Niobium nanowires may give wearable electronics a power boost

One of the major limiting factors for wearable electronics today is the size of the battery that can be placed inside. Since wearable devices have to be small and light enough to be worn comfortably there isn't much room inside for a battery. Researchers at MIT have developed a new approach to powering wearable electronics that promises to deliver short but intense bursts of power that wearable devices need to operate.

The breakthrough is a new approach to making supercapacitors, which are devices capable of storing and releasing power in bursts. MIT's new approach uses yarn made from nanowires comprised of an element called niobium as the electrodes in tiny supercapacitors.

The researchers have been able to create supercapacitors that provide high power density able to provide high power density in a burst, which is what is needed for tasks like transmitting data via WiFi and other uses. These new supercapacitors using the niobium yarn exceed the performance of existing batteries and take up a small volume of space.

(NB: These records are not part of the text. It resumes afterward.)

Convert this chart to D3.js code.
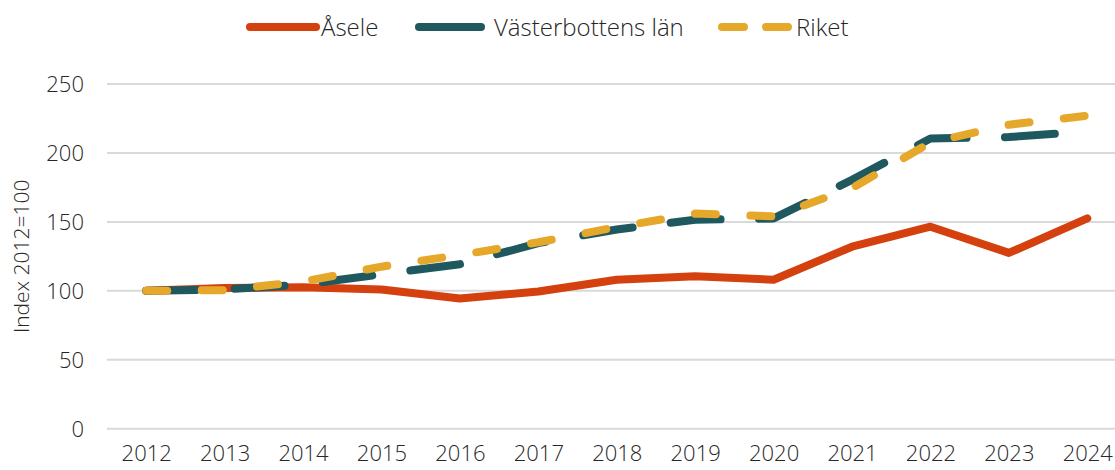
<!DOCTYPE html>
<html>
<head>
<meta charset="utf-8">
<script src="https://cdn.jsdelivr.net/npm/d3@7"></script>
<style>
    body { margin: 0; background: white; }
    text { font-family: 'Open Sans', Roboto, sans-serif; font-weight: 300; fill: #262626; }
</style>
</head>
<body>
<script>
let years = ['2012', '2013', '2014', '2015', '2016', '2017', '2018', '2019', '2020', '2021', '2022', '2023', '2024']
let asele = [100, 102, 102.5, 101, 94.5, 99.5, 108, 110.5, 108, 132, 146.5, 127.5, 152.5]
let vasterbotten = [100, 101, 104.5, 112, 119.3, 134.6, 144.5, 151.5, 152.5, 180.5, 210.5, 211.5, 215.5]
let riket = [100, 100.5, 106.7, 117.5, 126, 135.2, 146.2, 156, 154, 174.5, 207.5, 220.5, 227]
let yTicks = [0, 50, 100, 150, 200, 250]
let seriesNames = ['Åsele', 'Västerbottens län', 'Riket']

let width = 1115
let height = 470
let margin = { top: 84, bottom: 41, left: 107, right: -11.5 }

let svg = d3.select('body')
    .append('svg')
        .attr('width', width)
        .attr('height', height)

let x = d3.scalePoint()
    .domain(years)
    .range([margin.left, width - margin.right])
    .padding(0.5)

let y = d3.scaleLinear()
    .domain([0, 250])
    .range([height - margin.bottom - 0.3, margin.top])

// grid
svg.append('g')
    .selectAll('line')
    .data(yTicks)
    .enter()
    .append('line')
        .attr('x1', margin.left)
        .attr('x2', width)
        .attr('y1', d => y(d))
        .attr('y2', d => y(d))
        .attr('stroke', '#d9d9d9')
        .attr('stroke-width', 2)

let yAxis = svg.append('g')
    .attr('transform', 'translate(84,0)')
    .call(d3.axisLeft(y).tickValues(yTicks).tickSize(0).tickPadding(0))
yAxis.select('.domain').remove()
yAxis.selectAll('text')
    .attr('font-size', '22px')
    .attr('font-family', null)
    .attr('dy', '0.35em')

let xAxis = svg.append('g')
    .attr('transform', 'translate(0,' + (height - margin.bottom) + ')')
    .call(d3.axisBottom(x).tickSize(0).tickPadding(0))
xAxis.select('.domain').remove()
xAxis.selectAll('text')
    .attr('font-size', '22px')
    .attr('font-family', null)
    .attr('y', 32)
    .attr('dy', '0')

svg.append('text')
    .attr('transform', 'translate(29,' + y(125) + ') rotate(-90)')
    .attr('text-anchor', 'middle')
    .attr('font-size', '21px')
    .text('Index 2012=100')

let line = d3.line()
    .x((d, i) => x(years[i]))
    .y(d => y(d))

let series = [
    { values: asele, color: '#d5400f', dash: null },
    { values: vasterbotten, color: '#1f585e', dash: '50,38.4' },
    { values: riket, color: '#e6a82a', dash: '21,34.5' }
]

svg.append('g')
    .selectAll('path')
    .data(series)
    .enter()
    .append('path')
        .attr('d', d => line(d.values))
        .attr('fill', 'none')
        .attr('stroke', d => d.color)
        .attr('stroke-width', 8)
        .attr('stroke-linecap', 'round')
        .attr('stroke-linejoin', 'round')
        .attr('stroke-dasharray', d => d.dash)

// legend
let legendItems = [
    { x1: 250, x2: 316, textX: 321, dash: null },
    { x1: 419, x2: 481, textX: 494, dash: null },
    { x1: 722, x2: 792, textX: 796, dash: '22,22' }
]

let legend = svg.append('g')
    .selectAll('g')
    .data(legendItems)
    .enter()
    .append('g')

legend.append('line')
    .attr('x1', d => d.x1)
    .attr('x2', d => d.x2)
    .attr('y1', 27)
    .attr('y2', 27)
    .attr('stroke', (d, i) => series[i].color)
    .attr('stroke-width', 8)
    .attr('stroke-linecap', 'round')
    .attr('stroke-dasharray', d => d.dash)

legend.append('text')
    .attr('x', d => d.textX)
    .attr('y', 35.5)
    .attr('font-size', '24px')
    .text((d, i) => seriesNames[i])
</script>
</body>
</html>
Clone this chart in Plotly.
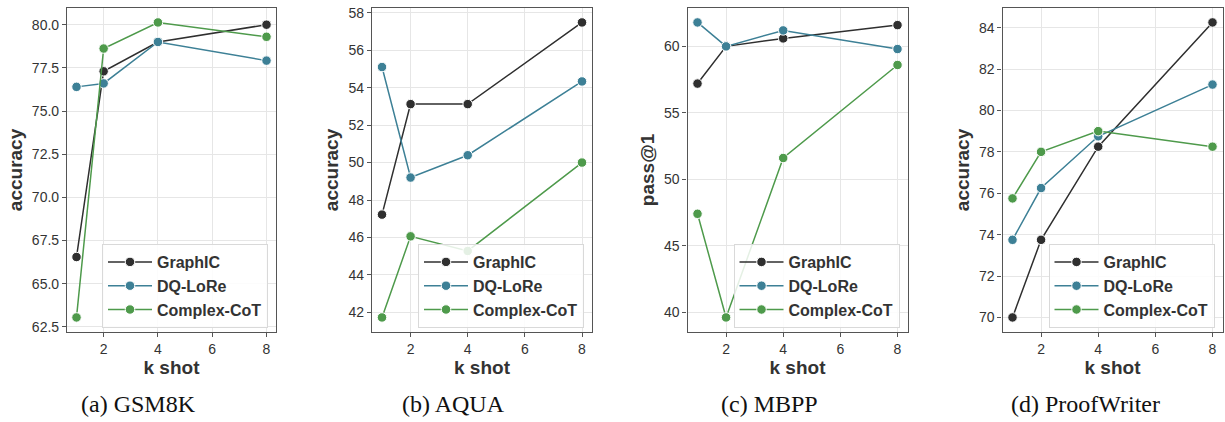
import plotly.graph_objects as go

W, H = 1225, 422

k_shot = [1, 2, 4, 8]
series_names = ["GraphIC", "DQ-LoRe", "Complex-CoT"]
colors = ["#2f2f2f", "#3d8096", "#4e9a4b"]

gsm8k_graphic = [66.55, 77.3, 79.0, 80.0]
gsm8k_dqlore = [76.4, 76.6, 79.0, 77.92]
gsm8k_complex = [63.05, 78.62, 80.13, 79.3]

aqua_graphic = [47.22, 53.12, 53.12, 57.48]
aqua_dqlore = [55.1, 49.2, 50.39, 54.33]
aqua_complex = [41.73, 46.06, 45.28, 50.0]

mbpp_graphic = [57.2, 60.0, 60.6, 61.6]
mbpp_dqlore = [61.8, 60.0, 61.2, 59.8]
mbpp_complex = [47.4, 39.6, 51.6, 58.6]

pw_graphic = [70.0, 73.75, 78.25, 84.25]
pw_dqlore = [73.75, 76.25, 78.75, 81.25]
pw_complex = [75.75, 78.0, 79.0, 78.25]

captions = ["(a) GSM8K", "(b) AQUA", "(c) MBPP", "(d) ProofWriter"]
y_titles = ["accuracy", "accuracy", "pass@1", "accuracy"]
x_tickvals = [2, 4, 6, 8]
y_tick0 = [62.5, 42, 40, 70]
y_dtick = [2.5, 2, 5, 2]
y_fmt = [".1f", "d", "d", "d"]

panels = [
    [gsm8k_graphic, gsm8k_dqlore, gsm8k_complex],
    [aqua_graphic, aqua_dqlore, aqua_complex],
    [mbpp_graphic, mbpp_dqlore, mbpp_complex],
    [pw_graphic, pw_dqlore, pw_complex],
]

# pixel layout of the plot areas
px_left = [67, 372, 687.5, 1002.5]
px_right = [276, 592, 907.5, 1222.5]
px_top, px_bottom = 7.7, 332.2
caption_x = [138.5, 453.5, 769.5, 1085.5]

fig = go.Figure()

for i, vals in enumerate(panels):
    ax = "" if i == 0 else str(i + 1)
    leg = "legend" if i == 0 else f"legend{i + 1}"
    for name, v, c in zip(series_names, vals, colors):
        fig.add_trace(go.Scatter(
            x=k_shot, y=v, name=f"<b>{name}</b>", mode="lines+markers",
            xaxis="x" + ax, yaxis="y" + ax, legend=leg,
            line=dict(color=c, width=1.5),
            marker=dict(color=c, size=9.5, line=dict(color="white", width=1)),
        ))
    allv = [x for s in vals for x in s]
    lo, hi = min(allv), max(allv)
    pad = (hi - lo) * 0.05
    xd = [px_left[i] / W, px_right[i] / W]
    yd = [1 - px_bottom / H, 1 - px_top / H]
    axis_common = dict(
        showline=True, linecolor="#555555", linewidth=1.2, mirror=True,
        showgrid=True, gridcolor="#e6e6e6", gridwidth=1,
        ticks="outside", ticklen=4, tickwidth=1, tickcolor="#555555",
        tickfont=dict(family="Liberation Sans, Arial", size=14, color="#333333"),
        zeroline=False, automargin=False,
    )
    fig.layout["xaxis" + ax] = dict(
        domain=xd, anchor="y" + ax, range=[0.65, 8.35],
        tickvals=x_tickvals,
        title=dict(text="<b>k shot</b>", standoff=4,
                   font=dict(family="Liberation Sans, Arial", size=19, color="#333333")),
        **axis_common,
    )
    fig.layout["yaxis" + ax] = dict(
        domain=yd, anchor="x" + ax, range=[lo - pad, hi + pad],
        tick0=y_tick0[i], dtick=y_dtick[i], tickformat=y_fmt[i],
        title=dict(text=f"<b>{y_titles[i]}</b>", standoff=4,
                   font=dict(family="Liberation Sans, Arial", size=19, color="#333333")),
        **axis_common,
    )
    fig.layout[leg] = dict(
        x=(px_right[i] - 8) / W, y=1 - 328 / H, xanchor="right", yanchor="bottom",
        bgcolor="rgba(255,255,255,0.85)", bordercolor="#d9d9d9", borderwidth=1,
        font=dict(family="Liberation Sans, Arial", size=16, color="#333333"),
        itemwidth=44, tracegroupgap=0,
    )
    fig.add_annotation(
        x=caption_x[i] / W, y=1 - 404 / H, xref="paper", yref="paper",
        text=captions[i], showarrow=False, xanchor="center", yanchor="middle",
        font=dict(family="Liberation Serif, Times New Roman", size=24, color="#111111"),
    )

fig.update_layout(
    width=W, height=H, margin=dict(l=0, r=0, t=0, b=0),
    plot_bgcolor="white", paper_bgcolor="white", showlegend=True,
)

fig.write_html("out.html", config={"displayModeBar": False},
               post_script="document.body.style.margin='0';")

The smaller volume could help reduce the volume of batteries by 30%, which would allow the wearable devices to be smaller. Researchers say that the new supercapacitor has high volumetric power density, medium energy density, and low cost. All of those are desirable traits for wearable devices. The niobium nanowires are also flexible enough to be woven into fabrics. The team is currently figuring out how to design a practical version of the material that can be easily manufactured.